→ **WORK TO DO**:
Below are some records. Copy every line in them that holds "this".

→ **SOURCE RECORDS**:

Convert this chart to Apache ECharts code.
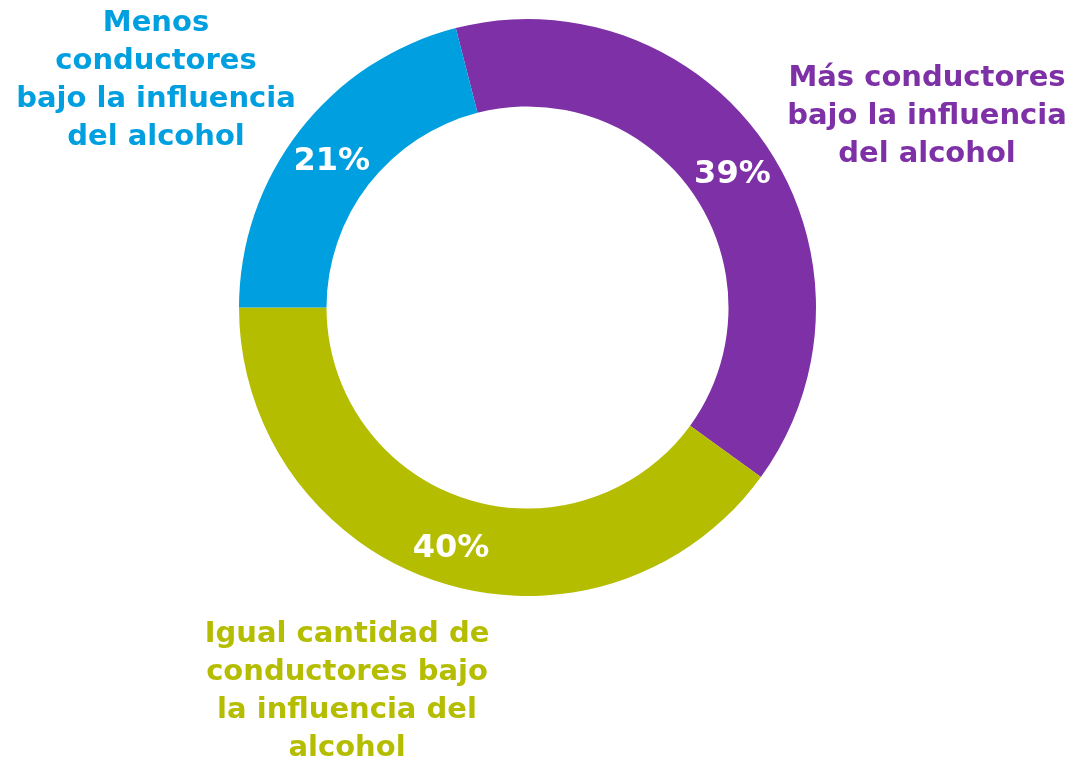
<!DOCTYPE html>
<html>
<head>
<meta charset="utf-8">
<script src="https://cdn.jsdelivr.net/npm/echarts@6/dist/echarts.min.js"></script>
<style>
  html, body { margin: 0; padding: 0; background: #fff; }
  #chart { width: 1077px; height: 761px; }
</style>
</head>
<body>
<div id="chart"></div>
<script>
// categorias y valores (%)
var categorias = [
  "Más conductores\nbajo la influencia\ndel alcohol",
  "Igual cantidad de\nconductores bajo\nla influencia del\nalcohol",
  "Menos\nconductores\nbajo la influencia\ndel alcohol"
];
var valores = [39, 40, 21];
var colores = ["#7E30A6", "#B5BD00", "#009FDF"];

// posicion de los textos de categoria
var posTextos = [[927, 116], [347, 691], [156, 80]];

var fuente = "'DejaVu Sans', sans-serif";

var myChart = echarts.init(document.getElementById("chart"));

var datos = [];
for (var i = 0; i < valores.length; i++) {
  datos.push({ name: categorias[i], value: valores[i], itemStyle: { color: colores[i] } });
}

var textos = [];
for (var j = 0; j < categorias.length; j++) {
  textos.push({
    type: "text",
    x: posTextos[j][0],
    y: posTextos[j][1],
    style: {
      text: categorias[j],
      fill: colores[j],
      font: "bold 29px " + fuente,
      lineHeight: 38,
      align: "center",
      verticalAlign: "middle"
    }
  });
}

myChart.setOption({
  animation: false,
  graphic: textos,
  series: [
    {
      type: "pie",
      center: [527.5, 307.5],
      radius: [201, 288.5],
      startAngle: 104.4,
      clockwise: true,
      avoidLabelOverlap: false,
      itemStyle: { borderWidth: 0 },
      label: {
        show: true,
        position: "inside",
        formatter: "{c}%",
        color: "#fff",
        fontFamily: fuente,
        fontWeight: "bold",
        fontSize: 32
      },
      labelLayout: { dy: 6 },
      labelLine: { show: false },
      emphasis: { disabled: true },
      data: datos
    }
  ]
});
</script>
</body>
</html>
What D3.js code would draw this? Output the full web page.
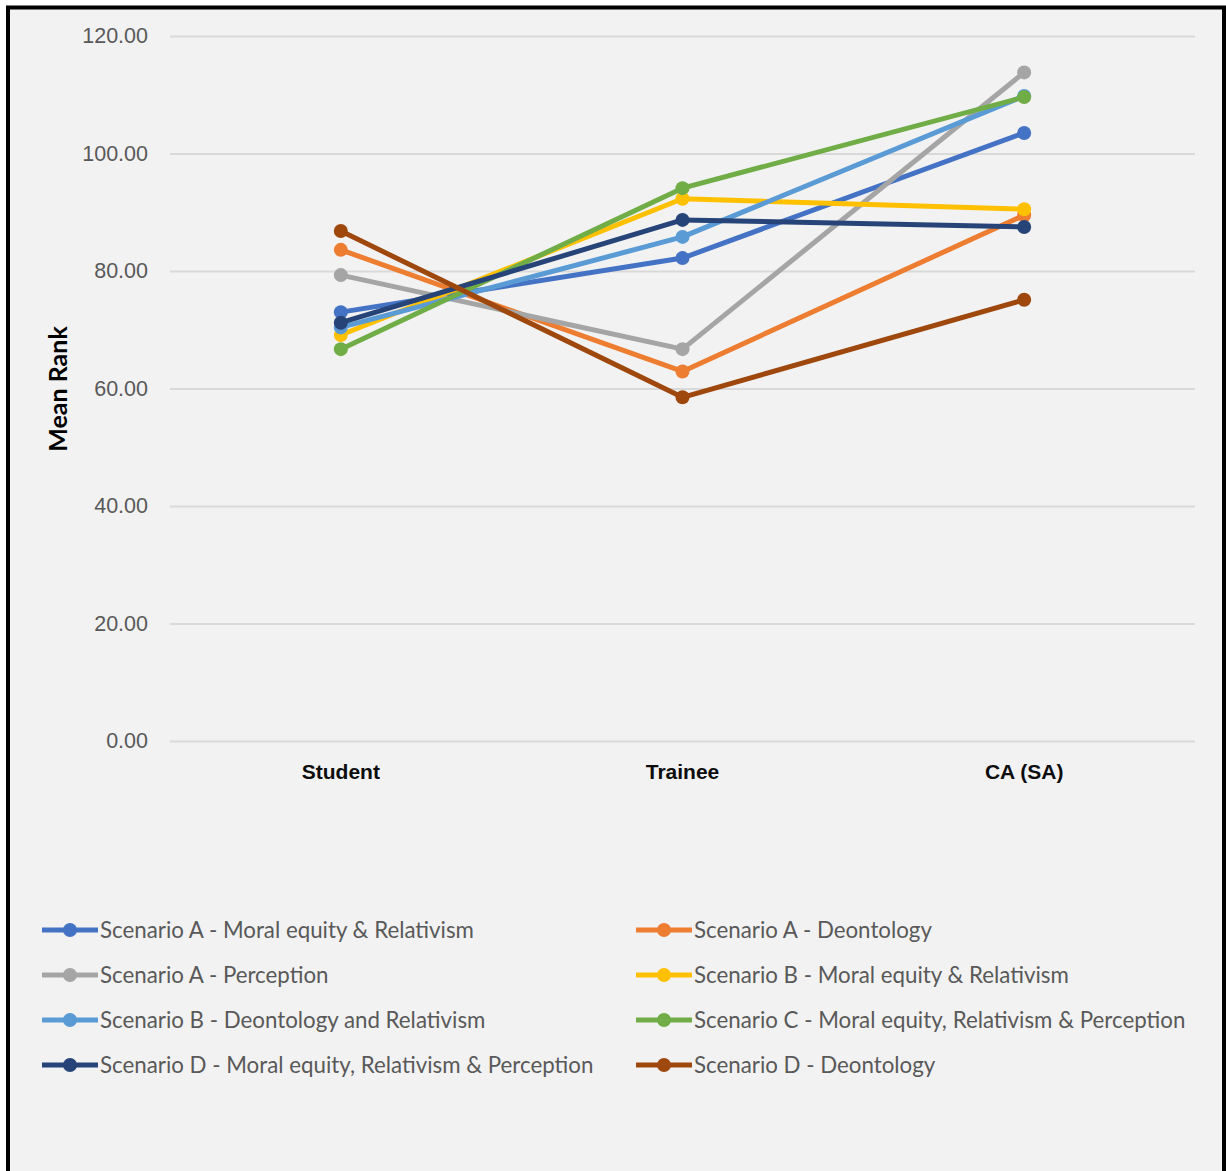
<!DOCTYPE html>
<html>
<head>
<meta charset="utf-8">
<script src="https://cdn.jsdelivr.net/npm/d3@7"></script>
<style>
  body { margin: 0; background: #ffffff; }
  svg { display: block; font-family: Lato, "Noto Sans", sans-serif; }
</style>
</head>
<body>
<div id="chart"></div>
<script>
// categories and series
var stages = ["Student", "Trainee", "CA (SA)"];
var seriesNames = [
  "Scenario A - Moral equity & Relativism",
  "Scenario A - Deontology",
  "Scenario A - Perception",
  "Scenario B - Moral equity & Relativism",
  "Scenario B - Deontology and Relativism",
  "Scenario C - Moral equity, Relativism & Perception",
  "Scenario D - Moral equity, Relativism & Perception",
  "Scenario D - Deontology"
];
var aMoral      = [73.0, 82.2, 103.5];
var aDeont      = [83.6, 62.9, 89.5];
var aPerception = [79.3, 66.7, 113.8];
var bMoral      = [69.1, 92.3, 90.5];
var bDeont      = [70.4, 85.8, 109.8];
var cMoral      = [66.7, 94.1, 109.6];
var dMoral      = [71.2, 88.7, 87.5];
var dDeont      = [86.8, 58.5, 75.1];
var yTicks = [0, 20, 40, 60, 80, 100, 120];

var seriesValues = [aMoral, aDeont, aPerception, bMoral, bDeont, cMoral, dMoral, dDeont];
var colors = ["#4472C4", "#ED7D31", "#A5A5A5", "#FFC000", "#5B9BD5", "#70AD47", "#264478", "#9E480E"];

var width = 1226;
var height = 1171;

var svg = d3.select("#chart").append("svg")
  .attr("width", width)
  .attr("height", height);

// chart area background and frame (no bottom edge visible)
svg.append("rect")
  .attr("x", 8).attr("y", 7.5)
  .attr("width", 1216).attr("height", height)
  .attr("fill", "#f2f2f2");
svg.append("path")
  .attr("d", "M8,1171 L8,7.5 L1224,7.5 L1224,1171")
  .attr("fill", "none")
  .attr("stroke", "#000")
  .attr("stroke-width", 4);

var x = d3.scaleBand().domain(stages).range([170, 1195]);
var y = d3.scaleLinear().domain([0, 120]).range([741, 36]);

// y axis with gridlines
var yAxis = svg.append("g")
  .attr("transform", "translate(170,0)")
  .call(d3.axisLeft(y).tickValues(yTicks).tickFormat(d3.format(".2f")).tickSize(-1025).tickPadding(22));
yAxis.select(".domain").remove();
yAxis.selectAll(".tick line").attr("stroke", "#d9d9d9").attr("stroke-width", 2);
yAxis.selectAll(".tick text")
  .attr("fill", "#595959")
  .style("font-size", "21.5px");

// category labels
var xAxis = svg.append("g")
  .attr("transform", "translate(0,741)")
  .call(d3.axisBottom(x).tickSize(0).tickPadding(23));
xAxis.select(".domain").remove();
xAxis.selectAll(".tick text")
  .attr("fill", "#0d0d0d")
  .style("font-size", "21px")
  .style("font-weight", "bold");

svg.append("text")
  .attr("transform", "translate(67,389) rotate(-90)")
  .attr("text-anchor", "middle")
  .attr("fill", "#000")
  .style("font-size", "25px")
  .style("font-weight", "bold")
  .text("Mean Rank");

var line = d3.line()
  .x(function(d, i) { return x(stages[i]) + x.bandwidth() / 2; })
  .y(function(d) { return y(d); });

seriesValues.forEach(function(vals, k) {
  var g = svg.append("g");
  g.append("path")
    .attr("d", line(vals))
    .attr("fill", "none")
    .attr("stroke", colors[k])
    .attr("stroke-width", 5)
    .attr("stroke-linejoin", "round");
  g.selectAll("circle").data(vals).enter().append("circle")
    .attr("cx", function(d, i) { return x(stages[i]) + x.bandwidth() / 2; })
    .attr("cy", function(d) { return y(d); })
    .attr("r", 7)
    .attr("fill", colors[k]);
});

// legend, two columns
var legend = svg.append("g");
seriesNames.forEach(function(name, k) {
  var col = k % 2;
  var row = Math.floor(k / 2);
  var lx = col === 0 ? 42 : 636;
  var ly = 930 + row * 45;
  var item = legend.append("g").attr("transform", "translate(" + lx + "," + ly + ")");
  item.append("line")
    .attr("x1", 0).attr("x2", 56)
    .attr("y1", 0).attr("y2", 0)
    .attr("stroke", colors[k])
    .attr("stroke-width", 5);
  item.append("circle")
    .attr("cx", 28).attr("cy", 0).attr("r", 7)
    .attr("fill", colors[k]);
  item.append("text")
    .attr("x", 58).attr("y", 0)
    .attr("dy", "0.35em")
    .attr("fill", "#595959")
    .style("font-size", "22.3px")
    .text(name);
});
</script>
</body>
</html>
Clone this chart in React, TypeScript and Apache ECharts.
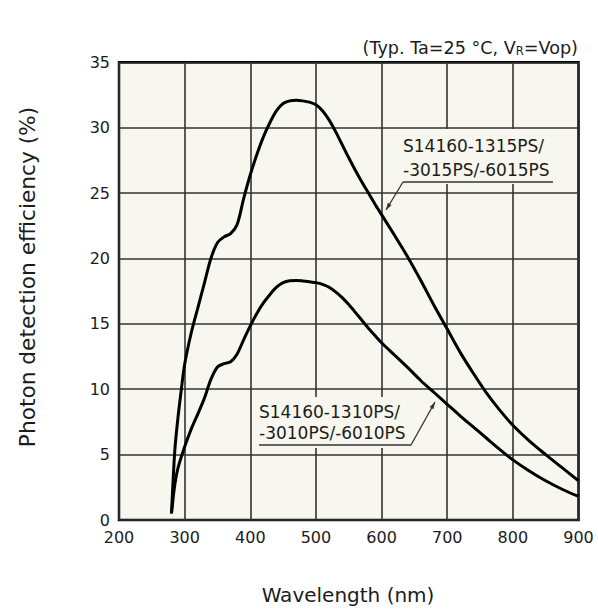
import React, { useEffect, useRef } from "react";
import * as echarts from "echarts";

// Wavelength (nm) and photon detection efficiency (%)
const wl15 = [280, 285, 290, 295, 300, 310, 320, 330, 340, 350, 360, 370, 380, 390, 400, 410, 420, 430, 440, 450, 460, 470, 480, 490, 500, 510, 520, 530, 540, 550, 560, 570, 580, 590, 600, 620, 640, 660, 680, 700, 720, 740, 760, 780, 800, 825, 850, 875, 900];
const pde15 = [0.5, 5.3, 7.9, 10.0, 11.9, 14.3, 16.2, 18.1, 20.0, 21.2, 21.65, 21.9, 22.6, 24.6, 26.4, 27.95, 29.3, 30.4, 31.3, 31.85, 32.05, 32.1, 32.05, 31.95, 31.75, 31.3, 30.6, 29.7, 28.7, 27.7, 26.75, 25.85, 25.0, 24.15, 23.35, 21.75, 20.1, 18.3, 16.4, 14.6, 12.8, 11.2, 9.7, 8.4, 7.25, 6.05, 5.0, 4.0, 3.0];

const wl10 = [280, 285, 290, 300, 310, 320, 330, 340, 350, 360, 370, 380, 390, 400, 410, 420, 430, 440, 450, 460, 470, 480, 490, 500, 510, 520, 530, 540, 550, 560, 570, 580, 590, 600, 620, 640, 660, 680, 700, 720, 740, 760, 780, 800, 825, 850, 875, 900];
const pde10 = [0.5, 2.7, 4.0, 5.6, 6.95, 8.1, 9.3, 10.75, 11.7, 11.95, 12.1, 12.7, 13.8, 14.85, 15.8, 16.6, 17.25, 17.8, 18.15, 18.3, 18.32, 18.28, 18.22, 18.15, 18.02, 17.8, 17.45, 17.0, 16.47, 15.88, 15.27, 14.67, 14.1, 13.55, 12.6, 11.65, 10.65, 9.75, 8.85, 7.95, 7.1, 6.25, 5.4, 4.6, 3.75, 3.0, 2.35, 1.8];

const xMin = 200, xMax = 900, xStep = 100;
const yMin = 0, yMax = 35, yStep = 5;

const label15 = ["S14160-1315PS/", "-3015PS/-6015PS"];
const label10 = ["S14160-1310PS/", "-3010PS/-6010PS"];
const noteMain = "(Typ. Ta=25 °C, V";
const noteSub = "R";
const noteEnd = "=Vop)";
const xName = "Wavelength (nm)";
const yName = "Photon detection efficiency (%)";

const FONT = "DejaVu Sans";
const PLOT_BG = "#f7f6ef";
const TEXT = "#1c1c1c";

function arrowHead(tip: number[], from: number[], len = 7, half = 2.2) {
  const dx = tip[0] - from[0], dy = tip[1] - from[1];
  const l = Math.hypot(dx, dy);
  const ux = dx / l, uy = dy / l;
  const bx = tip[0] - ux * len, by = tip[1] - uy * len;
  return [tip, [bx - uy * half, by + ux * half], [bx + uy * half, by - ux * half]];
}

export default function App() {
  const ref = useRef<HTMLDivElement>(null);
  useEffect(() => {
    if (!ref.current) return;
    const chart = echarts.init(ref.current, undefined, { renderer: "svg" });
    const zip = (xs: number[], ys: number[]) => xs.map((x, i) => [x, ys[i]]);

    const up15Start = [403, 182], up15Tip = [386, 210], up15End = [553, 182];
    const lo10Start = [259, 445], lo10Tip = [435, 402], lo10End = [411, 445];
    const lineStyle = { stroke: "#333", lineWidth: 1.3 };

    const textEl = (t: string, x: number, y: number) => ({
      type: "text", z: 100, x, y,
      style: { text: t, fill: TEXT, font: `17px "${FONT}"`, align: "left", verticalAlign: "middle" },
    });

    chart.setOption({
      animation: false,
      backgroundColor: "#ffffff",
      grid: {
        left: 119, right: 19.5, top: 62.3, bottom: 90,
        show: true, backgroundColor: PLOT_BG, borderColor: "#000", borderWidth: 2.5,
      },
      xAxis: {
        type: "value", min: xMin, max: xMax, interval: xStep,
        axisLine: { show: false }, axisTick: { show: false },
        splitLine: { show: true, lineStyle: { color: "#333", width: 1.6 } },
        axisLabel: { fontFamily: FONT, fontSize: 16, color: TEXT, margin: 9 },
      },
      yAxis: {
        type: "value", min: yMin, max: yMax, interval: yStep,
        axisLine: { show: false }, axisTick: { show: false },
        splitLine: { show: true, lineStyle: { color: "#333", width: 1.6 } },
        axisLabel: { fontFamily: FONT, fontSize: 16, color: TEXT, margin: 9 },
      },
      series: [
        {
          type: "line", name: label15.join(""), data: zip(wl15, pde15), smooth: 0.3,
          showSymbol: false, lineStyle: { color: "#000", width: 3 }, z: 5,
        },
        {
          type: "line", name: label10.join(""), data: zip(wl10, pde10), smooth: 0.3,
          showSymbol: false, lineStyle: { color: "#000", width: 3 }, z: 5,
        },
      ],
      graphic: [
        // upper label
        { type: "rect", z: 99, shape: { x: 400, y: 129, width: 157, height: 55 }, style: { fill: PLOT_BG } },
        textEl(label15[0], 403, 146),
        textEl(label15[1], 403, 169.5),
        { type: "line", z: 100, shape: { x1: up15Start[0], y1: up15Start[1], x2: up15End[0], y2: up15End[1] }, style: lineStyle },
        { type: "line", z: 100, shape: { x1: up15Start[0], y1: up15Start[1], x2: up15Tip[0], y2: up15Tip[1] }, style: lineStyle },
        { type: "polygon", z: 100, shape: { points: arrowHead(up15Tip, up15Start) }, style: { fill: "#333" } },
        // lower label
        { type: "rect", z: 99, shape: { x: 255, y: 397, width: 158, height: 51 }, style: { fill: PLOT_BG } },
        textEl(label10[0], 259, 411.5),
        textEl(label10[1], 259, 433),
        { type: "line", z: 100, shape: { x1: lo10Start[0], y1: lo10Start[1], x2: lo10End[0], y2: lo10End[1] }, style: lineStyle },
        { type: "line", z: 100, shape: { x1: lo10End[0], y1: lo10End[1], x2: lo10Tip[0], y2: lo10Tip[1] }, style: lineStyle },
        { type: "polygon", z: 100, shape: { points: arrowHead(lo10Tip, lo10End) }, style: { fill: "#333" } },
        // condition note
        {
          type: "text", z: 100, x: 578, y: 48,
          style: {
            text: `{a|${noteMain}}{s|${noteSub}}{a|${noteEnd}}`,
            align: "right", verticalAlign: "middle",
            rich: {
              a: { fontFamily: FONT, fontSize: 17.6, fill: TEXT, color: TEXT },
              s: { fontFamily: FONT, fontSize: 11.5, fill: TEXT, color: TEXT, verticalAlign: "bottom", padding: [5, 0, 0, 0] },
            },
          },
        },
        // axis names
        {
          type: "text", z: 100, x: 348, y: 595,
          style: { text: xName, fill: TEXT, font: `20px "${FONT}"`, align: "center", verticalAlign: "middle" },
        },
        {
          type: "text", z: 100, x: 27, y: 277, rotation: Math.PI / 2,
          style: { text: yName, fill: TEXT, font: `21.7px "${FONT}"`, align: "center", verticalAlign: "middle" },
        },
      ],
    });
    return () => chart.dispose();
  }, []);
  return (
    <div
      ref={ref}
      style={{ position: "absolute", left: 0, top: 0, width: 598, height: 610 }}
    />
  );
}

→ **TASK RESULT**:
Convert this chart to Apache ECharts code.
What D3.js code would draw this? Output the full web page.
Clone this chart in React, TypeScript and Apache ECharts.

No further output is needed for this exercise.